Urban ‘McMansion’ trend falls with housing prices

Economic hard times may have prompted an unintended positive effect — curbing the temptation to tear down older houses to build monster-sized new homes in desirable city neighborhoods, according to a Christian Science Monitor story.

New York finance blogger Rolfe Winkler calls it a “delicious story” rife with symbolism about overheated real estate and leveraged dreams that sparked the biggest national real estate slump since the Great Depression.

But the plight of this White House also marks a major shift in the transformation of American neighborhoods — perhaps the end of the McMansion era.
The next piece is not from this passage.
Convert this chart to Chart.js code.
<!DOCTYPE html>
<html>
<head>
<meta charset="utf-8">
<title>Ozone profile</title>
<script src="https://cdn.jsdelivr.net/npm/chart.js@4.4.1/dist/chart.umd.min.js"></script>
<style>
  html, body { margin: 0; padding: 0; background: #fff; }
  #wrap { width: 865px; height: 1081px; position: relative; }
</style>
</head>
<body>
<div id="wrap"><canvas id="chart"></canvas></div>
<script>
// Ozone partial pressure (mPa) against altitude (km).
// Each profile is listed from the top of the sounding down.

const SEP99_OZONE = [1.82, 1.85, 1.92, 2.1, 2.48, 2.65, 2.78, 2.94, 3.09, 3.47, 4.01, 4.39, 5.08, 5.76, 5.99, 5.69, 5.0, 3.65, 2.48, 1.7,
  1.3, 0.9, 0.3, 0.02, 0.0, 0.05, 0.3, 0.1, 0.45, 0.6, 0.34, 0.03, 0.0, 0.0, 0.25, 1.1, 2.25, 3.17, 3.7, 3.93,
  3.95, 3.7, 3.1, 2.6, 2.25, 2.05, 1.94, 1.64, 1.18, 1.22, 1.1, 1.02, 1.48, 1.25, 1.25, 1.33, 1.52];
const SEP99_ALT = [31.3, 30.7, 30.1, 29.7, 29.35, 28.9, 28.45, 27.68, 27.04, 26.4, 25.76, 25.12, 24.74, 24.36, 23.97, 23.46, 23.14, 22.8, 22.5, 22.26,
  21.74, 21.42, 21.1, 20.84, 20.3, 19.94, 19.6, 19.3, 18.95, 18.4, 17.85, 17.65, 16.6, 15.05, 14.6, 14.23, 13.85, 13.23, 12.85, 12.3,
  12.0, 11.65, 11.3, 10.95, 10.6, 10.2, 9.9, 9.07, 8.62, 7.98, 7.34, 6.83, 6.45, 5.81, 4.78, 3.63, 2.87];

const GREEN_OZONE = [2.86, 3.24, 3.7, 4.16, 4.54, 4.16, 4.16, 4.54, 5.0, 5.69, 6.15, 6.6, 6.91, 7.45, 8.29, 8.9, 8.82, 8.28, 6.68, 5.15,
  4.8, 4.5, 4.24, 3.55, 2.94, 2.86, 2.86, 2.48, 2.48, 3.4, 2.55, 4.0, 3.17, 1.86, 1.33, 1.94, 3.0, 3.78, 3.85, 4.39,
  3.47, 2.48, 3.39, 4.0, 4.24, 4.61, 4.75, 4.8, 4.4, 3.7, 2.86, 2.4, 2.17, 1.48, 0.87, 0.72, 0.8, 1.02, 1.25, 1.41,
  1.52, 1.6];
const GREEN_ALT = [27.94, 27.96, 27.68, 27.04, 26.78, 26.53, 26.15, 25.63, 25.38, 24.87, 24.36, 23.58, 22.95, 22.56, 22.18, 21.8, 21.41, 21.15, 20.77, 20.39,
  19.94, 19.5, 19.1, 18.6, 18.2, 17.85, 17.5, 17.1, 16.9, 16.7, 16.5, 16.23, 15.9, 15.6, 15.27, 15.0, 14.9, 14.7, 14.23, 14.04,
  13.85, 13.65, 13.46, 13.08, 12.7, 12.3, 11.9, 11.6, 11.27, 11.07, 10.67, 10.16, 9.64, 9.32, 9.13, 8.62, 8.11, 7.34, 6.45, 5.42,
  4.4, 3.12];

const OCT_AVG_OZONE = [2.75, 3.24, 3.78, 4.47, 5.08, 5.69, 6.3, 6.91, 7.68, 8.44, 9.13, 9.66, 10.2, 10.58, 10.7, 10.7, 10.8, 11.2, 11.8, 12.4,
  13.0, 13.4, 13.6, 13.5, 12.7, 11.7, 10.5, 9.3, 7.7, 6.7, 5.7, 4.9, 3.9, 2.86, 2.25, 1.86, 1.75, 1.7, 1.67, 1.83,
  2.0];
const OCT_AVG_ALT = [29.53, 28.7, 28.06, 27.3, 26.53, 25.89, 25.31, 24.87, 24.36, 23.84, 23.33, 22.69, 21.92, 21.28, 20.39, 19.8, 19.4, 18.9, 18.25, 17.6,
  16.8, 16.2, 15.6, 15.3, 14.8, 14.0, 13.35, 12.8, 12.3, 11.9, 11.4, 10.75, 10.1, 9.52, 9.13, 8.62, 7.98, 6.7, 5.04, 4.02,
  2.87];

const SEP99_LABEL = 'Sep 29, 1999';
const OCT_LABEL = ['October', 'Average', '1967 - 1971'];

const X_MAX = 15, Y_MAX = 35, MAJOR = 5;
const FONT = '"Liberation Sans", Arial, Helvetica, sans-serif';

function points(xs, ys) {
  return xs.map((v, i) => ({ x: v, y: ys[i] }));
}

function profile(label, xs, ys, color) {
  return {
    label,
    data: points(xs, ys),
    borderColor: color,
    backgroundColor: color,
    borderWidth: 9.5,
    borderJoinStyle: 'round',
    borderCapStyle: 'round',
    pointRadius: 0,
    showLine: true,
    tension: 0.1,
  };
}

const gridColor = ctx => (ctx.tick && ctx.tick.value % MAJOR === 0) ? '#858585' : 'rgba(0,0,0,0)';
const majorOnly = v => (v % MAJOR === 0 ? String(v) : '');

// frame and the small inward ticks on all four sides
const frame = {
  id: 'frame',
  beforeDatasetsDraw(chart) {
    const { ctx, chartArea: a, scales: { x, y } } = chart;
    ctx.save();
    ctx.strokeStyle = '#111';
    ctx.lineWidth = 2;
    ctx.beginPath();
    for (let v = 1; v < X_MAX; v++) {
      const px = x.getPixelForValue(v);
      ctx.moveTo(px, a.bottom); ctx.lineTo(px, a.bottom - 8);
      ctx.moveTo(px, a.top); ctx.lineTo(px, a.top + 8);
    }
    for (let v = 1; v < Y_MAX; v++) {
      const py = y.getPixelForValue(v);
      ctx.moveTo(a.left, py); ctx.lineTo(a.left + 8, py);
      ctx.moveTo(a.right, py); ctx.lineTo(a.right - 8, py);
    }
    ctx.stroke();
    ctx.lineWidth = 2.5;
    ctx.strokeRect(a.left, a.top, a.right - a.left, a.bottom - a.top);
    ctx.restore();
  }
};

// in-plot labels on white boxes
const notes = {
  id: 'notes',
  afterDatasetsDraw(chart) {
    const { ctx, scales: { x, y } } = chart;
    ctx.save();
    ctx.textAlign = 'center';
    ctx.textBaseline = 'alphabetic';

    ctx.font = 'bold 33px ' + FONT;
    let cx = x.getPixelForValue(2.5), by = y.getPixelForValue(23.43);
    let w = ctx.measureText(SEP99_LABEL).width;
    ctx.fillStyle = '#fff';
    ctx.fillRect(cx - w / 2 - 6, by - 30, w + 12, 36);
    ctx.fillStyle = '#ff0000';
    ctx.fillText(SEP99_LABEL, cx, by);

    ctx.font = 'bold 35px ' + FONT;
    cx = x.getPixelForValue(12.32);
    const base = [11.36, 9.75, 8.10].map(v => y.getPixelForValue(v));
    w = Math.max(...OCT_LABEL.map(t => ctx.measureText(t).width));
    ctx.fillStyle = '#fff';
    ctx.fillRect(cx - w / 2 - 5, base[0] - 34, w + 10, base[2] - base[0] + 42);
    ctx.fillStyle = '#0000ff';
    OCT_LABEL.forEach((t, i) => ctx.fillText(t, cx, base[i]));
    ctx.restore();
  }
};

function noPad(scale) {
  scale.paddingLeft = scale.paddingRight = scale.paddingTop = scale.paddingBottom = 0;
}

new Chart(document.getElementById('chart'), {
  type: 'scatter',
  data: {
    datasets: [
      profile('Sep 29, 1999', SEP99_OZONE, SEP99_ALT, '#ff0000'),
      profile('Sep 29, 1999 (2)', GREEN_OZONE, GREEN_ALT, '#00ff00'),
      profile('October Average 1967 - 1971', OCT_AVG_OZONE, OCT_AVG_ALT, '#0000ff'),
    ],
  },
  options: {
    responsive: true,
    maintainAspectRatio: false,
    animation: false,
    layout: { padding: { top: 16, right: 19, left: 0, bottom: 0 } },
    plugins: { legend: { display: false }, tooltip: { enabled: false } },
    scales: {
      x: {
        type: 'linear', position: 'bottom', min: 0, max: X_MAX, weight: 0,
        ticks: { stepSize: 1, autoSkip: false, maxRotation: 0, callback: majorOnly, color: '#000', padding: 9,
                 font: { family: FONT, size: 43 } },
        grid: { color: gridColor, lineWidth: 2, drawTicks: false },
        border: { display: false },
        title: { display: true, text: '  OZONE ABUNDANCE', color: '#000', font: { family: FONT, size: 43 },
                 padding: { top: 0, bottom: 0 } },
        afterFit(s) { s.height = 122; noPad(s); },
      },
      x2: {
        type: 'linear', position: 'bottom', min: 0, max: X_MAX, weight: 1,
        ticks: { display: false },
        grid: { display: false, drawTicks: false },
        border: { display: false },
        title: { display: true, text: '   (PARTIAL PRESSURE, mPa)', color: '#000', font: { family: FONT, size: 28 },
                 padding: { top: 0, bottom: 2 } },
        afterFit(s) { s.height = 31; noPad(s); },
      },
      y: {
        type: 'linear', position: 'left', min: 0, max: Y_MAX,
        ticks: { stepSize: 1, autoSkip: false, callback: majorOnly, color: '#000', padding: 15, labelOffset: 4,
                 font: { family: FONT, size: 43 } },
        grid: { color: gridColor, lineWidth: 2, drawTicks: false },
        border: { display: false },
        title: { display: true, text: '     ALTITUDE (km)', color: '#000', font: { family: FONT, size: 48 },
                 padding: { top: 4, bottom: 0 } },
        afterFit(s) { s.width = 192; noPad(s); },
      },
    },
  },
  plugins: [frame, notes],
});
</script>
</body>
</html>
Indeed, it may allow thousands of communities from Pasadena to Pittsburgh to more accurately balance the living requirements of modern Americans with a widespread desire to maintain older neighborhoods.

Failing home prices coupled with a slumping real estate market appear to be driving the new trend away from building ostentatious abodes.

And not a moment too soon for several Colorado communities and urban neighborhoods that are endangered by the wrecking ball, claims the National Trust for Historic Preservation: Aspen, Boulder, Boulder County, Denver (Bonnie Brae, Cherry Creek, Cory-Merrill, Highlands, Hilltop, Park Hill, Platt Park, Sloan’s Lake, University Park, Washington Park), Durango, Lakewood and Littleton.

Nationwide more than 500 neighborhoods in 40 states are at risk.

In a 2006 speech, NTHP president Richard Moe said historic Denver was at special risk for vanishing under enormous gentrified homes derided as McMansions:

In Denver, at least a dozen historic neighborhoods are experiencing teardowns, with many 1920s and ’30s bungalows being replaced with new houses three times as big. More than 800 teardowns have occurred since 2003, and the number increased by an alarming 78 percent between 2004 and 2005.

However, the new downward trend noted by the Monitor appears to be taking root in Denver too. Julius Zsako, spokesman for Denver’s Community Planning and Development Dept., told the Colorado Independent that for the first 11 months of calendar year 2008, for which records are currently available, 185 residential demolition permits were requested — down 51 percent compared to 2007 when 376 permits were pulled by area residents. The down tick appeared to begin in 2006 when 313 home demolition permits were submitted; a far cry from the go-go days of low interest rates and no-questions-asked lending to any and all comers that characterized the early part of this decade.